11. Section 245C(1B) provides that in the event the applicant has not furnished a return in respect of the total income of that year, then, tax shall be calculated on the income disclosed in the application as if such income were the total income. "Income" has been defined under Section 2(45) of the IT Act. Insofar as Section 245C is concerned the additional amount of income-tax payable in respect of the income disclosed in the application related to the previous year in case where return has not been filed the amount calculated under that clause and in case where the return has been filed the amount of tax calculated on the total income returned for that year. It would be clear, therefore, from considering the aforesaid provisions what is payable is tax on the total income. That would mean that whatever allowance or disallowance that the assessee is entitled to, if the assessee is entitled to carry forward the loss of the previous year then the total income has to be calculated in that manner.
12. The Settlement Commission while considering as to whether the tax "has been paid as contemplated by Section 245D(2A) has to examine whether that tax is on the total income as disclosed. If the argument of the respondent Revenue is to be accepted that would mean that the assessee while working out the total income if entitled to any deduction, would not be so entitled and because he has applied under Section 245C would have to pay the tax on income which otherwise would not have been payable. In our opinion this is not what Section 245C or for that matter Section 245D contemplates. The provisions were enacted so as to enable tax compliance so that the additional tax is paid and the party can avail of the benefits including non-prosecution. A reading of the section cannot result in holding that if otherwise the assessee was entitled to the benefits of allowance or disallowance that cannot be considered for the purpose of working out the total income under Section 245C.

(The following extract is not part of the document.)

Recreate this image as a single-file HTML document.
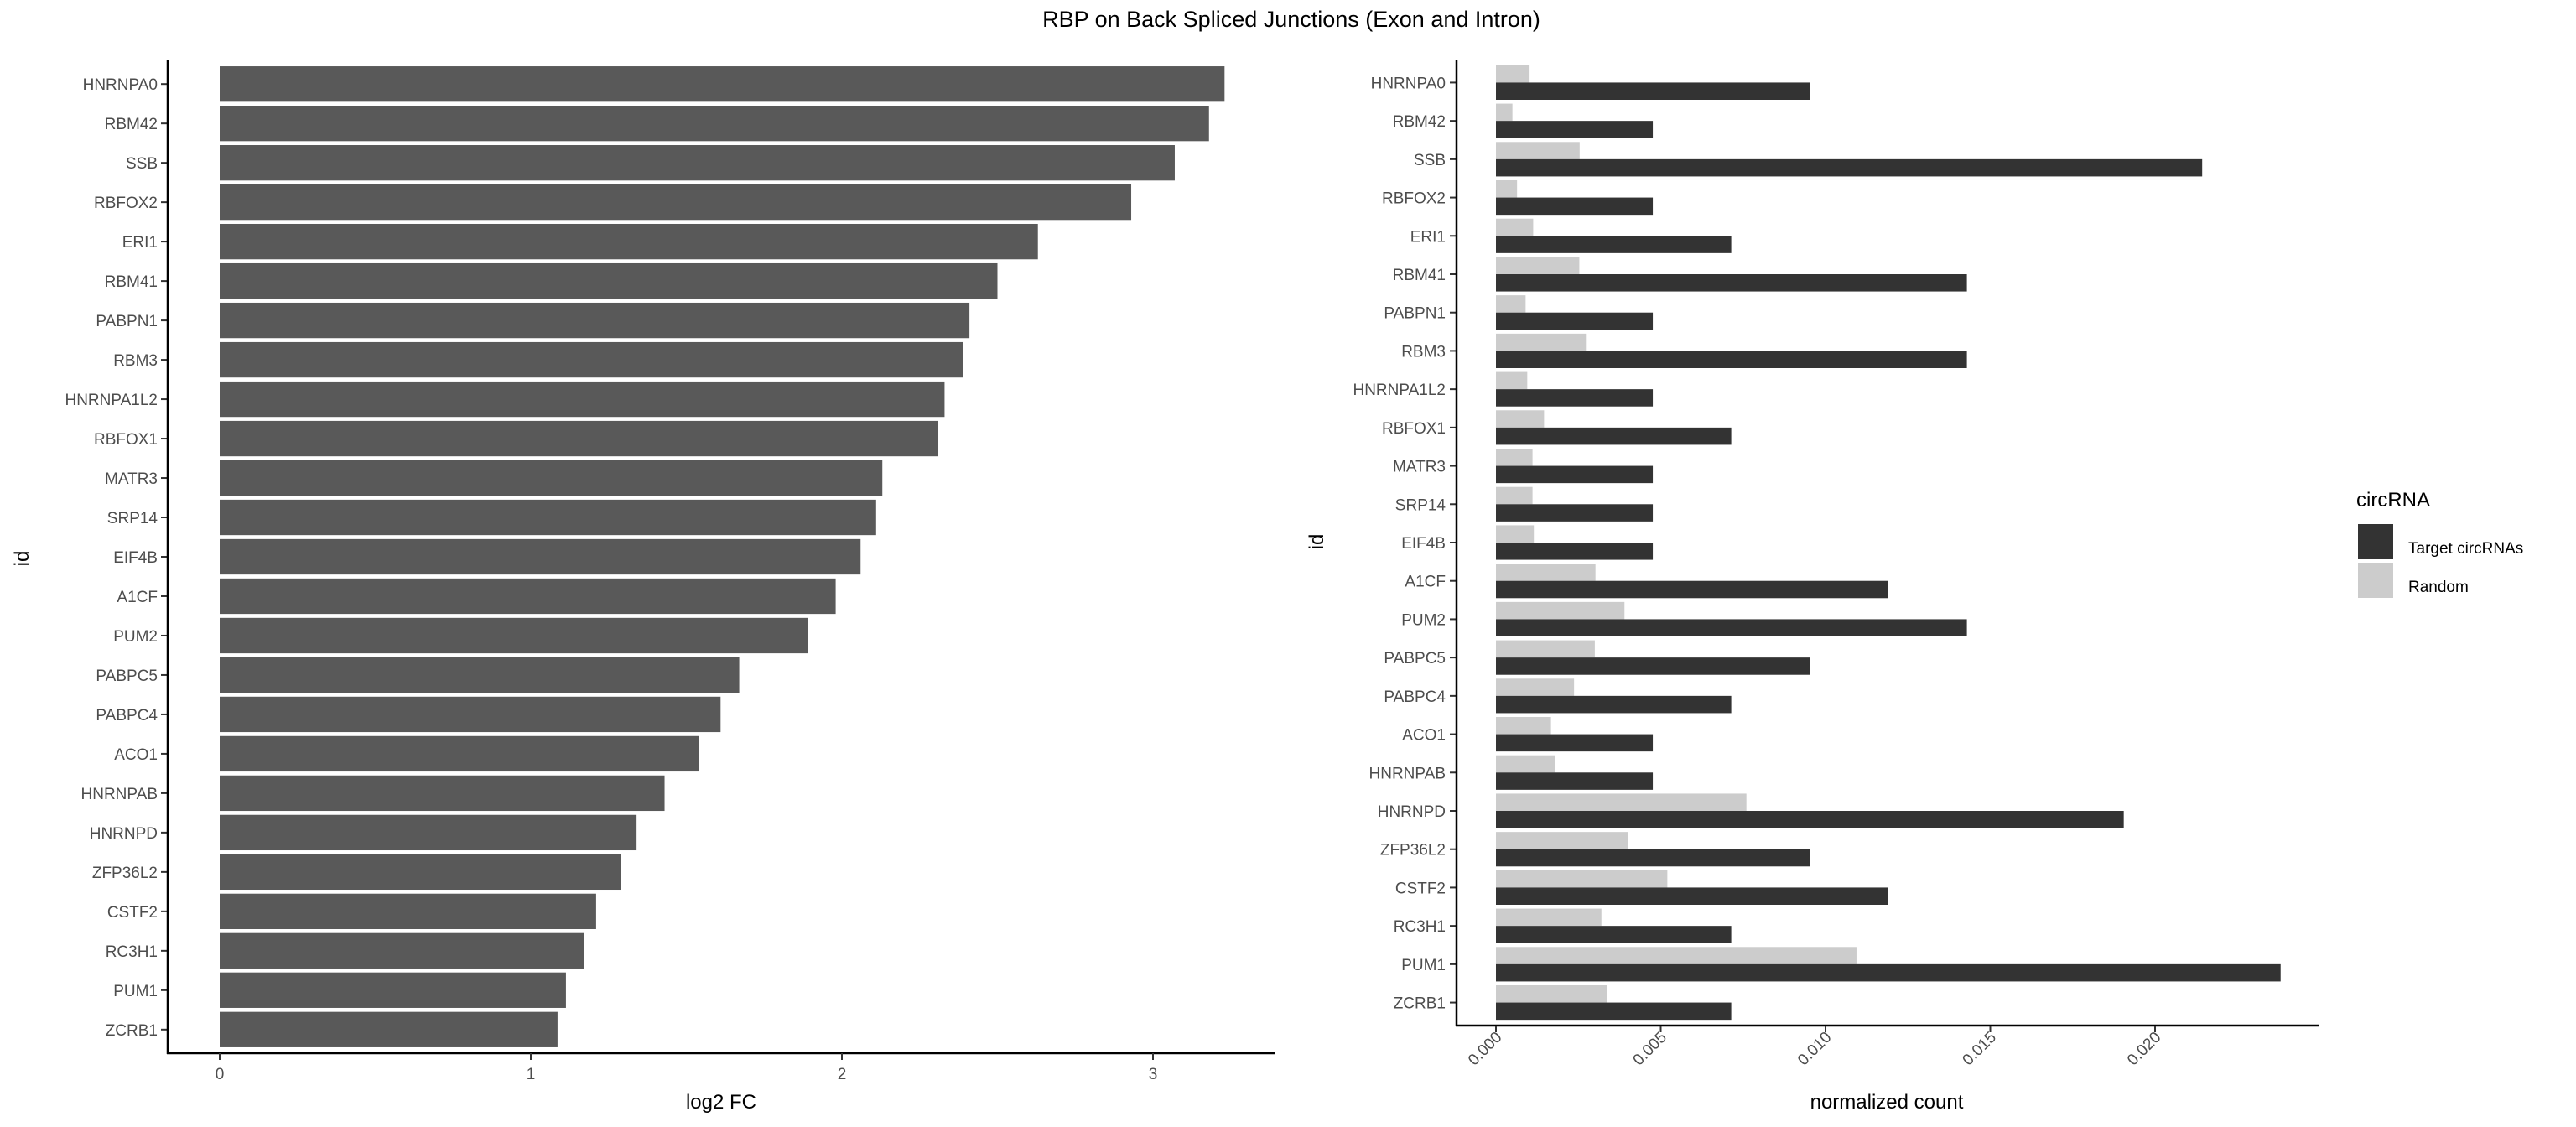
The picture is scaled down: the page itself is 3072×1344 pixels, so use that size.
<!DOCTYPE html>
<html><head><meta charset="utf-8"><style>
html,body{margin:0;padding:0;background:#fff;}
svg{display:block;font-family:"Liberation Sans",Arial,sans-serif;}
</style></head><body>
<svg id="chart" width="3072" height="1344" viewBox="0 0 3072 1344" xmlns="http://www.w3.org/2000/svg">
<text x="1540" y="32" font-size="27" text-anchor="middle" fill="#000">RBP on Back Spliced Junctions (Exon and Intron)</text>
<g id="left"></g>
<g id="right"></g>
<g id="legend">
<text x="2810" y="604" font-size="24" fill="#000">circRNA</text>
<rect x="2812" y="625" width="42" height="42" fill="#333333"/>
<text x="2872" y="660" font-size="19" fill="#000">Target circRNAs</text>
<rect x="2812" y="671" width="42" height="42" fill="#cccccc"/>
<text x="2872" y="706" font-size="19" fill="#000">Random</text>
</g>
</svg>
<script>
const categories = ["HNRNPA0","RBM42","SSB","RBFOX2","ERI1","RBM41","PABPN1","RBM3","HNRNPA1L2","RBFOX1","MATR3","SRP14","EIF4B","A1CF","PUM2","PABPC5","PABPC4","ACO1","HNRNPAB","HNRNPD","ZFP36L2","CSTF2","RC3H1","PUM1","ZCRB1"];
const log2fc = [3.23,3.18,3.07,2.93,2.63,2.50,2.41,2.39,2.33,2.31,2.13,2.11,2.06,1.98,1.89,1.67,1.61,1.54,1.43,1.34,1.29,1.21,1.17,1.113,1.086];
const targetCount = [0.00952,0.00476,0.02143,0.00476,0.00714,0.01429,0.00476,0.01429,0.00476,0.00714,0.00476,0.00476,0.00476,0.01190,0.01429,0.00952,0.00714,0.00476,0.00476,0.01905,0.00952,0.01190,0.00714,0.02381,0.00714];
const randomCount = [0.00102,0.00050,0.00254,0.00064,0.00113,0.00253,0.00090,0.00273,0.00095,0.00146,0.00111,0.00111,0.00115,0.00302,0.00390,0.00300,0.00237,0.00167,0.00180,0.00760,0.00400,0.00520,0.00320,0.01094,0.00337];
const leftTicks = [0,1,2,3];
const leftTickLabels = ["0","1","2","3"];
const rightTicks = [0,0.005,0.010,0.015,0.020];
const rightTickLabels = ["0.000","0.005","0.010","0.015","0.020"];

const NS = "http://www.w3.org/2000/svg";
function mk(parent, tag, attrs){const e=document.createElementNS(NS,tag);for(const k in attrs)e.setAttribute(k,attrs[k]);parent.appendChild(e);return e;}

// Left panel
const L = {x0:200, x1:1520, top:72, bottom:1256, zero:262, perUnit:371};
const lx = v => L.zero + v*L.perUnit;
const lStep = (L.bottom-L.top)/(categories.length+0.2);
const ly = i => L.top + (0.6+i)*lStep;
const lg = document.getElementById('left');
categories.forEach((c,i)=>{
  const r = mk(lg,'rect',{x:lx(0),y:ly(i)-lStep*0.45,width:lx(log2fc[i])-lx(0),height:lStep*0.9,fill:'#595959'});
  
  
  const t = mk(lg,'text',{x:188,y:ly(i)+7,'font-size':19,'text-anchor':'end',fill:'#4d4d4d'});
  t.textContent=c;
  
  
  mk(lg,'line',{x1:192,x2:L.x0,y1:ly(i),y2:ly(i),stroke:'#333','stroke-width':2});
});
mk(lg,'line',{x1:L.x0,x2:L.x0,y1:L.top,y2:L.bottom+1,stroke:'#000','stroke-width':2.5});
mk(lg,'line',{x1:L.x0-1,x2:L.x1,y1:L.bottom,y2:L.bottom,stroke:'#000','stroke-width':2.5});
leftTicks.forEach((v,i)=>{
  mk(lg,'line',{x1:lx(v),x2:lx(v),y1:L.bottom,y2:L.bottom+8,stroke:'#333','stroke-width':2});
  const t=mk(lg,'text',{x:lx(v),y:1287,'font-size':19,'text-anchor':'middle',fill:'#4d4d4d'});
  t.textContent=leftTickLabels[i];
  
  
});
{const t=mk(lg,'text',{x:860,y:1322,'font-size':24,'text-anchor':'middle',fill:'#000'});t.textContent='log2 FC';

}
{const t=mk(lg,'text',{x:34,y:666,'font-size':24,'text-anchor':'middle',fill:'#000',transform:'rotate(-90 34 666)'});t.textContent='id';

}

// Right panel
const R = {x0:1737, x1:2765, top:71, bottom:1223, zero:1784, perUnit:39300};
const rx = v => R.zero + v*R.perUnit;
const rStep = (R.bottom-R.top)/(categories.length+0.2);
const ry = i => R.top + (0.6+i)*rStep;
const rg = document.getElementById('right');
categories.forEach((c,i)=>{
  const h = rStep*0.45;
  const a = mk(rg,'rect',{x:rx(0),y:ry(i)-h,width:rx(randomCount[i])-rx(0),height:h,fill:'#cccccc'});
  
  
  const b = mk(rg,'rect',{x:rx(0),y:ry(i),width:rx(targetCount[i])-rx(0),height:h,fill:'#333333'});
  
  
  const t = mk(rg,'text',{x:1724,y:ry(i)+7,'font-size':19,'text-anchor':'end',fill:'#4d4d4d'});
  t.textContent=c;
  
  
  mk(rg,'line',{x1:1729,x2:R.x0,y1:ry(i),y2:ry(i),stroke:'#333','stroke-width':2});
});
mk(rg,'line',{x1:R.x0,x2:R.x0,y1:R.top,y2:R.bottom+1,stroke:'#000','stroke-width':2.5});
mk(rg,'line',{x1:R.x0-1,x2:R.x1,y1:R.bottom,y2:R.bottom,stroke:'#000','stroke-width':2.5});
rightTicks.forEach((v,i)=>{
  mk(rg,'line',{x1:rx(v),x2:rx(v),y1:R.bottom,y2:R.bottom+8,stroke:'#333','stroke-width':2});
  const x=rx(v)+8, y=1238;
  const t=mk(rg,'text',{x:x,y:y,'font-size':19,'text-anchor':'end',fill:'#4d4d4d',transform:'rotate(-45 '+x+' '+y+')'});
  t.textContent=rightTickLabels[i];
  
  
});
{const t=mk(rg,'text',{x:2250,y:1322,'font-size':24,'text-anchor':'middle',fill:'#000'});t.textContent='normalized count';

}
{const t=mk(rg,'text',{x:1578,y:646,'font-size':24,'text-anchor':'middle',fill:'#000',transform:'rotate(-90 1578 646)'});t.textContent='id';

}
</script>
</body></html>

13. In our opinion the Respondent No. 1 in holding that the tax was also payable on the loss carried forward totally ignored the imperative language of Sections 245C and 245D. The tax payable would be on the income as set out in Section 2(45) of the IT Act. In the instant case if the petitioner was entitled to carry forward the loss of Rs. 92,370 the petitioner has correctly paid the tax and on this point there is no dispute. The only dispute was whether petitioner could carry forward the loss of the preceding assessment year. In our opinion, that could have been done by the assessee. Considering the above in our opinion, the finding recorded by Respondent No. 1 that the tax was not paid clearly discloses an error of law apparent on the face of the record. The consequences are that finding recorded that the application has abated, has to be set aside. The application filed by the petitioner in the absence of any other reasons given by Respondent No. 1 for rejecting the application is to be treated as an application to be proceeded with.
14. Rule made absolute accordingly. There shall be no order as to costs.